▶ _REQUIRED TASK_
Write out the material again exactly, please, and omit the pictures.

>> Begin SOURCE EXCERPT

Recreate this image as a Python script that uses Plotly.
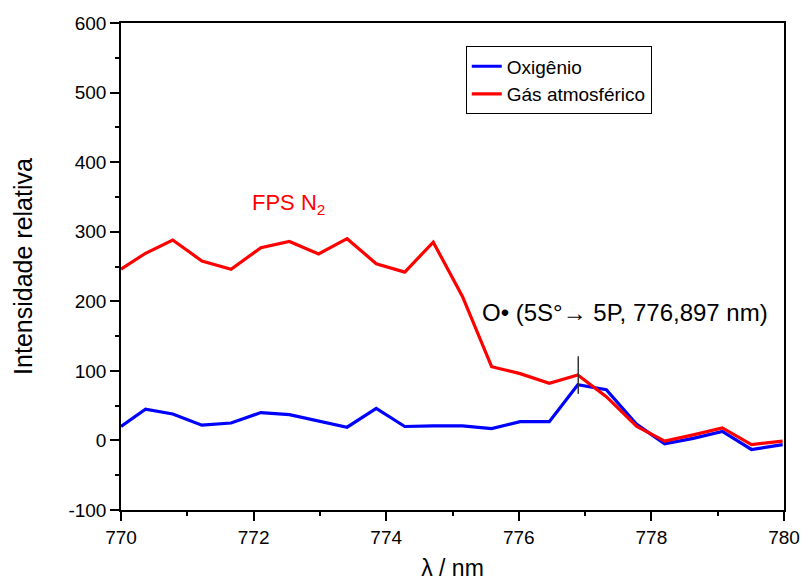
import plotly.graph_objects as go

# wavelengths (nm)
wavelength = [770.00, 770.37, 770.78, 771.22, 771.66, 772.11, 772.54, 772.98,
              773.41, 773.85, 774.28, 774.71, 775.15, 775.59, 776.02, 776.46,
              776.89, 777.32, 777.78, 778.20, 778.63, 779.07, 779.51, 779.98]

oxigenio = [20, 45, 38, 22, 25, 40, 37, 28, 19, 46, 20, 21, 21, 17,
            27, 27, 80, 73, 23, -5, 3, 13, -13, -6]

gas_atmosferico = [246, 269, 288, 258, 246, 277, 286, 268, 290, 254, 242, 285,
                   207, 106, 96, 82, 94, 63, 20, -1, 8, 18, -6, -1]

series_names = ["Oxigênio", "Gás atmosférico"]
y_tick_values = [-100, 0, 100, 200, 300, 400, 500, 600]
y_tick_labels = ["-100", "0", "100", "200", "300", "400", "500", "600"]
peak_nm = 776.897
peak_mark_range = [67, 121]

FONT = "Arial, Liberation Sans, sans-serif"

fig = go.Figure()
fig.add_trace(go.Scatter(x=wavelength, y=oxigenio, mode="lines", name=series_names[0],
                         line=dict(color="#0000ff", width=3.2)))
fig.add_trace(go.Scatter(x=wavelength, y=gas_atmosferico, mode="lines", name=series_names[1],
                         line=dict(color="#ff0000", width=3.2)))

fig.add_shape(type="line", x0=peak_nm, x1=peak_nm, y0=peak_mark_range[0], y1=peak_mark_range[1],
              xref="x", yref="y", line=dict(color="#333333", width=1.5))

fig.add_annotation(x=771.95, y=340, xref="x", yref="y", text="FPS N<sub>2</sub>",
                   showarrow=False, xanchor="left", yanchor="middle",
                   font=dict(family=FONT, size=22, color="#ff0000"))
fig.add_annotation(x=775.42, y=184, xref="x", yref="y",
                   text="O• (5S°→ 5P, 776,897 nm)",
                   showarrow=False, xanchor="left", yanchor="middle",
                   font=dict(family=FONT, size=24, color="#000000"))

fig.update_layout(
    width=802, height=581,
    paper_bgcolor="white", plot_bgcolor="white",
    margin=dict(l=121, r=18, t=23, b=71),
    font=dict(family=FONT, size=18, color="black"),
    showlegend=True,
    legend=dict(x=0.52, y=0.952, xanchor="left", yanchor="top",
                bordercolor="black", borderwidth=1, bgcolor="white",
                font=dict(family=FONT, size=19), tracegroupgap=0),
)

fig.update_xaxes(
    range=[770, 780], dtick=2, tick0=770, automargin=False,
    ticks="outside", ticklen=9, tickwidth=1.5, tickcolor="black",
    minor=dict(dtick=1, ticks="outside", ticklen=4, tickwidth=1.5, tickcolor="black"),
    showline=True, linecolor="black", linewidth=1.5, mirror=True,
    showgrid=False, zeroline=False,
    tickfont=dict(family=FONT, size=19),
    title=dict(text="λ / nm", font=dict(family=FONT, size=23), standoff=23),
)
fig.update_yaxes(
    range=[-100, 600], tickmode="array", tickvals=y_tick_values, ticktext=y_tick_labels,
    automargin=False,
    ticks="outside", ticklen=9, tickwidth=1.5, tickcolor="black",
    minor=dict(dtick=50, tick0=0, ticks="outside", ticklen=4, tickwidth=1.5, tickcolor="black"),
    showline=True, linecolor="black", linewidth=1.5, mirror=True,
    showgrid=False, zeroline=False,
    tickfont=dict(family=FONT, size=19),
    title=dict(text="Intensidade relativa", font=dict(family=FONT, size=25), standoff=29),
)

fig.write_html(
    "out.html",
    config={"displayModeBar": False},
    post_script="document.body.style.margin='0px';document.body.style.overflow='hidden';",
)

>> End SOURCE EXCERPT

▶ _COMPLETED TASK_
Recreate this image as a Python script that uses Plotly.
import plotly.graph_objects as go

# wavelengths (nm)
wavelength = [770.00, 770.37, 770.78, 771.22, 771.66, 772.11, 772.54, 772.98,
              773.41, 773.85, 774.28, 774.71, 775.15, 775.59, 776.02, 776.46,
              776.89, 777.32, 777.78, 778.20, 778.63, 779.07, 779.51, 779.98]

oxigenio = [20, 45, 38, 22, 25, 40, 37, 28, 19, 46, 20, 21, 21, 17,
            27, 27, 80, 73, 23, -5, 3, 13, -13, -6]

gas_atmosferico = [246, 269, 288, 258, 246, 277, 286, 268, 290, 254, 242, 285,
                   207, 106, 96, 82, 94, 63, 20, -1, 8, 18, -6, -1]

series_names = ["Oxigênio", "Gás atmosférico"]
y_tick_values = [-100, 0, 100, 200, 300, 400, 500, 600]
y_tick_labels = ["-100", "0", "100", "200", "300", "400", "500", "600"]
peak_nm = 776.897
peak_mark_range = [67, 121]

FONT = "Arial, Liberation Sans, sans-serif"

fig = go.Figure()
fig.add_trace(go.Scatter(x=wavelength, y=oxigenio, mode="lines", name=series_names[0],
                         line=dict(color="#0000ff", width=3.2)))
fig.add_trace(go.Scatter(x=wavelength, y=gas_atmosferico, mode="lines", name=series_names[1],
                         line=dict(color="#ff0000", width=3.2)))

fig.add_shape(type="line", x0=peak_nm, x1=peak_nm, y0=peak_mark_range[0], y1=peak_mark_range[1],
              xref="x", yref="y", line=dict(color="#333333", width=1.5))

fig.add_annotation(x=771.95, y=340, xref="x", yref="y", text="FPS N<sub>2</sub>",
                   showarrow=False, xanchor="left", yanchor="middle",
                   font=dict(family=FONT, size=22, color="#ff0000"))
fig.add_annotation(x=775.42, y=184, xref="x", yref="y",
                   text="O• (5S°→ 5P, 776,897 nm)",
                   showarrow=False, xanchor="left", yanchor="middle",
                   font=dict(family=FONT, size=24, color="#000000"))

fig.update_layout(
    width=802, height=581,
    paper_bgcolor="white", plot_bgcolor="white",
    margin=dict(l=121, r=18, t=23, b=71),
    font=dict(family=FONT, size=18, color="black"),
    showlegend=True,
    legend=dict(x=0.52, y=0.952, xanchor="left", yanchor="top",
                bordercolor="black", borderwidth=1, bgcolor="white",
                font=dict(family=FONT, size=19), tracegroupgap=0),
)

fig.update_xaxes(
    range=[770, 780], dtick=2, tick0=770, automargin=False,
    ticks="outside", ticklen=9, tickwidth=1.5, tickcolor="black",
    minor=dict(dtick=1, ticks="outside", ticklen=4, tickwidth=1.5, tickcolor="black"),
    showline=True, linecolor="black", linewidth=1.5, mirror=True,
    showgrid=False, zeroline=False,
    tickfont=dict(family=FONT, size=19),
    title=dict(text="λ / nm", font=dict(family=FONT, size=23), standoff=23),
)
fig.update_yaxes(
    range=[-100, 600], tickmode="array", tickvals=y_tick_values, ticktext=y_tick_labels,
    automargin=False,
    ticks="outside", ticklen=9, tickwidth=1.5, tickcolor="black",
    minor=dict(dtick=50, tick0=0, ticks="outside", ticklen=4, tickwidth=1.5, tickcolor="black"),
    showline=True, linecolor="black", linewidth=1.5, mirror=True,
    showgrid=False, zeroline=False,
    tickfont=dict(family=FONT, size=19),
    title=dict(text="Intensidade relativa", font=dict(family=FONT, size=25), standoff=29),
)

fig.write_html(
    "out.html",
    config={"displayModeBar": False},
    post_script="document.body.style.margin='0px';document.body.style.overflow='hidden';",
)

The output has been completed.